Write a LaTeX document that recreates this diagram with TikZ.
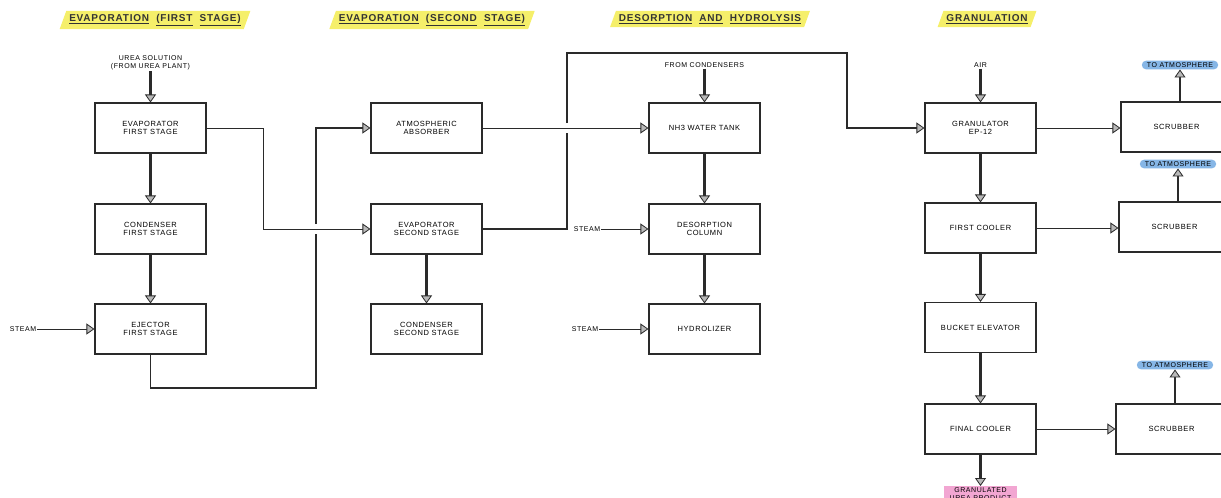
\documentclass[tikz,border=0pt]{standalone}
\usepackage{fontspec}
\setmainfont{Liberation Sans}
\newfontfamily\draftfont{Liberation Sans}[LetterSpace=8]
\usepackage{xcolor}
\usepackage{tikz}
\usetikzlibrary{arrows.meta,shapes.geometric}
\definecolor{hlyel}{HTML}{F5EF6A}
\definecolor{hlblue}{HTML}{86B6E6}
\definecolor{hlpink}{HTML}{F2A6D2}
\definecolor{inkc}{HTML}{2A2A2A}
\tikzset{
  unit/.style={draw=inkc, line width=1.1pt, minimum width=111pt, minimum height=50pt,
               align=center, inner sep=1pt, font=\draftfont\fontsize{7.5}{7.5}\selectfont},
  tag/.style={font=\draftfont\fontsize{7}{7.5}\selectfont, inner sep=1pt, align=center},
  stagehead/.style={trapezium, trapezium left angle=70, trapezium right angle=110,
               fill=hlyel, inner xsep=3pt, inner ysep=3.5pt, font=\draftfont\fontsize{10}{12}\selectfont\bfseries, text=black!80},
  vent/.style={tag, fill=hlblue, rounded corners=4pt, inner xsep=5pt, inner ysep=1.8pt},
  product/.style={tag, fill=hlpink, inner xsep=6pt, inner ysep=1.5pt},
  tip/.style={-{Triangle[length=8pt,width=11pt,fill=gray!55,line width=0.8pt]}},
  feed/.style={tip, draw=inkc, line width=2.2pt},
  side/.style={tip, draw=inkc, line width=0.9pt},
  route/.style={draw=inkc, line width=1.6pt},
}
\newcommand{\ul}[1]{\underline{#1}}
% column and row positions
\def\xA{150.5}
\def\xB{426.5}
\def\xC{704.5}
\def\xD{980.5}
\def\yA{128}
\def\yB{229}
\def\yC{329}
\def\yD{429}
\begin{document}
\begin{tikzpicture}[x=1pt,y=-1pt]
  \useasboundingbox (0,0) rectangle (1221,498);
  % stage headings
  \node[stagehead] (h1) at (155,20) {\ul{EVAPORATION}\ \ \ul{(FIRST}\ \ \ul{STAGE)}};
  \node[stagehead] (h2) at (432,20) {\ul{EVAPORATION}\ \ \ul{(SECOND}\ \ \ul{STAGE)}};
  \node[stagehead] (h3) at (710,19) {\ul{DESORPTION}\ \ \ul{AND}\ \ \ul{HYDROLYSIS}};
  \node[stagehead] (h4) at (987,19) {\ul{GRANULATION}};
  % evaporation, first stage
  \node[tag] (urea) at (\xA,63) {UREA SOLUTION\\(FROM UREA PLANT)};
  \node[unit] (evapF) at (\xA,\yA) {EVAPORATOR\\FIRST STAGE};
  \node[unit] (condF) at (\xA,\yB) {CONDENSER\\FIRST STAGE};
  \node[unit] (ejectF) at (\xA,\yC) {EJECTOR\\FIRST STAGE};
  \node[tag] (steamA) at (23,\yC) {STEAM};
  % evaporation, second stage
  \node[unit] (atmAbs) at (\xB,\yA) {ATMOSPHERIC\\ABSORBER};
  \node[unit] (evapS) at (\xB,\yB) {EVAPORATOR\\SECOND STAGE};
  \node[unit] (condS) at (\xB,\yC) {CONDENSER\\SECOND STAGE};
  % desorption and hydrolysis
  \node[tag] (fromCond) at (\xC,65) {FROM CONDENSERS};
  \node[unit] (nhTank) at (\xC,\yA) {NH3 WATER TANK};
  \node[unit] (desorb) at (\xC,\yB) {DESORPTION\\COLUMN};
  \node[unit] (hydro) at (\xC,\yC) {HYDROLIZER};
  \node[tag] (steamB) at (587,\yB) {STEAM};
  \node[tag] (steamC) at (585,\yC) {STEAM};
  % granulation
  \node[tag] (air) at (\xD,65) {AIR};
  \node[unit] (granul) at (\xD,\yA) {GRANULATOR\\EP-12};
  \node[unit] (coolA) at (\xD,228) {FIRST COOLER};
  \node[unit] (bucket) at (\xD,327.5) {BUCKET ELEVATOR};
  \node[unit] (coolB) at (\xD,\yD) {FINAL COOLER};
  \node[unit] (scrubA) at (1176.5,127) {SCRUBBER};
  \node[unit] (scrubB) at (1174.5,227) {SCRUBBER};
  \node[unit] (scrubC) at (1171.5,\yD) {SCRUBBER};
  \node[vent] (atmA) at (1180,65) {TO ATMOSPHERE};
  \node[vent] (atmB) at (1178,164) {TO ATMOSPHERE};
  \node[vent] (atmC) at (1175,365) {TO ATMOSPHERE};
  \node[product, anchor=north] (prod) at (\xD,486) {GRANULATED\\UREA PRODUCT};
  % bends and line breaks
  \coordinate (bendA) at (263,\yA);
  \coordinate (bendB) at (316,388);
  \coordinate (gapAlo) at (316,234);
  \coordinate (gapAhi) at (316,224);
  \coordinate (gapBlo) at (567,133);
  \coordinate (gapBhi) at (567,123);
  \coordinate (bendC) at (847,53);
  % flows
  \draw[feed] (urea) -- (evapF);
  \draw[feed] (evapF) -- (condF);
  \draw[feed] (condF) -- (ejectF);
  \draw[side] (steamA) -- (ejectF);
  \draw[route] (ejectF.south) |- (bendB) -- (gapAlo);
  \draw[route, tip] (gapAhi) |- (atmAbs.west);
  \draw[side] (evapF.east) -- (bendA) |- (evapS.west);
  \draw[feed] (evapS) -- (condS);
  \draw[side] (atmAbs) -- (nhTank);
  \draw[route] (evapS.east) -| (gapBlo);
  \draw[route, tip] (gapBhi) |- (bendC) |- (granul.west);
  \draw[feed] (fromCond) -- (nhTank);
  \draw[feed] (nhTank) -- (desorb);
  \draw[feed] (desorb) -- (hydro);
  \draw[side] (steamB) -- (desorb);
  \draw[side] (steamC) -- (hydro);
  \draw[feed] (air) -- (granul);
  \draw[side] (granul) -- (scrubA.west |- granul.east);
  \draw[feed] (scrubA.north -| atmA.south) -- (atmA.south);
  \draw[feed] (granul) -- (coolA);
  \draw[side] (coolA) -- (scrubB.west |- coolA.east);
  \draw[feed] (scrubB.north -| atmB.south) -- (atmB.south);
  \draw[feed] (coolA) -- (bucket);
  \draw[feed] (bucket) -- (coolB);
  \draw[side] (coolB) -- (scrubC);
  \draw[feed] (scrubC.north -| atmC.south) -- (atmC.south);
  \draw[feed] (coolB) -- (prod);
\end{tikzpicture}
\end{document}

______________________________

• _What needs to be done_: Every line should be retyped exactly, with the pictures omitted.

• _Output of the exercise_:
Write a LaTeX document that recreates this diagram with TikZ.
\documentclass[tikz,border=0pt]{standalone}
\usepackage{fontspec}
\setmainfont{Liberation Sans}
\newfontfamily\draftfont{Liberation Sans}[LetterSpace=8]
\usepackage{xcolor}
\usepackage{tikz}
\usetikzlibrary{arrows.meta,shapes.geometric}
\definecolor{hlyel}{HTML}{F5EF6A}
\definecolor{hlblue}{HTML}{86B6E6}
\definecolor{hlpink}{HTML}{F2A6D2}
\definecolor{inkc}{HTML}{2A2A2A}
\tikzset{
  unit/.style={draw=inkc, line width=1.1pt, minimum width=111pt, minimum height=50pt,
               align=center, inner sep=1pt, font=\draftfont\fontsize{7.5}{7.5}\selectfont},
  tag/.style={font=\draftfont\fontsize{7}{7.5}\selectfont, inner sep=1pt, align=center},
  stagehead/.style={trapezium, trapezium left angle=70, trapezium right angle=110,
               fill=hlyel, inner xsep=3pt, inner ysep=3.5pt, font=\draftfont\fontsize{10}{12}\selectfont\bfseries, text=black!80},
  vent/.style={tag, fill=hlblue, rounded corners=4pt, inner xsep=5pt, inner ysep=1.8pt},
  product/.style={tag, fill=hlpink, inner xsep=6pt, inner ysep=1.5pt},
  tip/.style={-{Triangle[length=8pt,width=11pt,fill=gray!55,line width=0.8pt]}},
  feed/.style={tip, draw=inkc, line width=2.2pt},
  side/.style={tip, draw=inkc, line width=0.9pt},
  route/.style={draw=inkc, line width=1.6pt},
}
\newcommand{\ul}[1]{\underline{#1}}
% column and row positions
\def\xA{150.5}
\def\xB{426.5}
\def\xC{704.5}
\def\xD{980.5}
\def\yA{128}
\def\yB{229}
\def\yC{329}
\def\yD{429}
\begin{document}
\begin{tikzpicture}[x=1pt,y=-1pt]
  \useasboundingbox (0,0) rectangle (1221,498);
  % stage headings
  \node[stagehead] (h1) at (155,20) {\ul{EVAPORATION}\ \ \ul{(FIRST}\ \ \ul{STAGE)}};
  \node[stagehead] (h2) at (432,20) {\ul{EVAPORATION}\ \ \ul{(SECOND}\ \ \ul{STAGE)}};
  \node[stagehead] (h3) at (710,19) {\ul{DESORPTION}\ \ \ul{AND}\ \ \ul{HYDROLYSIS}};
  \node[stagehead] (h4) at (987,19) {\ul{GRANULATION}};
  % evaporation, first stage
  \node[tag] (urea) at (\xA,63) {UREA SOLUTION\\(FROM UREA PLANT)};
  \node[unit] (evapF) at (\xA,\yA) {EVAPORATOR\\FIRST STAGE};
  \node[unit] (condF) at (\xA,\yB) {CONDENSER\\FIRST STAGE};
  \node[unit] (ejectF) at (\xA,\yC) {EJECTOR\\FIRST STAGE};
  \node[tag] (steamA) at (23,\yC) {STEAM};
  % evaporation, second stage
  \node[unit] (atmAbs) at (\xB,\yA) {ATMOSPHERIC\\ABSORBER};
  \node[unit] (evapS) at (\xB,\yB) {EVAPORATOR\\SECOND STAGE};
  \node[unit] (condS) at (\xB,\yC) {CONDENSER\\SECOND STAGE};
  % desorption and hydrolysis
  \node[tag] (fromCond) at (\xC,65) {FROM CONDENSERS};
  \node[unit] (nhTank) at (\xC,\yA) {NH3 WATER TANK};
  \node[unit] (desorb) at (\xC,\yB) {DESORPTION\\COLUMN};
  \node[unit] (hydro) at (\xC,\yC) {HYDROLIZER};
  \node[tag] (steamB) at (587,\yB) {STEAM};
  \node[tag] (steamC) at (585,\yC) {STEAM};
  % granulation
  \node[tag] (air) at (\xD,65) {AIR};
  \node[unit] (granul) at (\xD,\yA) {GRANULATOR\\EP-12};
  \node[unit] (coolA) at (\xD,228) {FIRST COOLER};
  \node[unit] (bucket) at (\xD,327.5) {BUCKET ELEVATOR};
  \node[unit] (coolB) at (\xD,\yD) {FINAL COOLER};
  \node[unit] (scrubA) at (1176.5,127) {SCRUBBER};
  \node[unit] (scrubB) at (1174.5,227) {SCRUBBER};
  \node[unit] (scrubC) at (1171.5,\yD) {SCRUBBER};
  \node[vent] (atmA) at (1180,65) {TO ATMOSPHERE};
  \node[vent] (atmB) at (1178,164) {TO ATMOSPHERE};
  \node[vent] (atmC) at (1175,365) {TO ATMOSPHERE};
  \node[product, anchor=north] (prod) at (\xD,486) {GRANULATED\\UREA PRODUCT};
  % bends and line breaks
  \coordinate (bendA) at (263,\yA);
  \coordinate (bendB) at (316,388);
  \coordinate (gapAlo) at (316,234);
  \coordinate (gapAhi) at (316,224);
  \coordinate (gapBlo) at (567,133);
  \coordinate (gapBhi) at (567,123);
  \coordinate (bendC) at (847,53);
  % flows
  \draw[feed] (urea) -- (evapF);
  \draw[feed] (evapF) -- (condF);
  \draw[feed] (condF) -- (ejectF);
  \draw[side] (steamA) -- (ejectF);
  \draw[route] (ejectF.south) |- (bendB) -- (gapAlo);
  \draw[route, tip] (gapAhi) |- (atmAbs.west);
  \draw[side] (evapF.east) -- (bendA) |- (evapS.west);
  \draw[feed] (evapS) -- (condS);
  \draw[side] (atmAbs) -- (nhTank);
  \draw[route] (evapS.east) -| (gapBlo);
  \draw[route, tip] (gapBhi) |- (bendC) |- (granul.west);
  \draw[feed] (fromCond) -- (nhTank);
  \draw[feed] (nhTank) -- (desorb);
  \draw[feed] (desorb) -- (hydro);
  \draw[side] (steamB) -- (desorb);
  \draw[side] (steamC) -- (hydro);
  \draw[feed] (air) -- (granul);
  \draw[side] (granul) -- (scrubA.west |- granul.east);
  \draw[feed] (scrubA.north -| atmA.south) -- (atmA.south);
  \draw[feed] (granul) -- (coolA);
  \draw[side] (coolA) -- (scrubB.west |- coolA.east);
  \draw[feed] (scrubB.north -| atmB.south) -- (atmB.south);
  \draw[feed] (coolA) -- (bucket);
  \draw[feed] (bucket) -- (coolB);
  \draw[side] (coolB) -- (scrubC);
  \draw[feed] (scrubC.north -| atmC.south) -- (atmC.south);
  \draw[feed] (coolB) -- (prod);
\end{tikzpicture}
\end{document}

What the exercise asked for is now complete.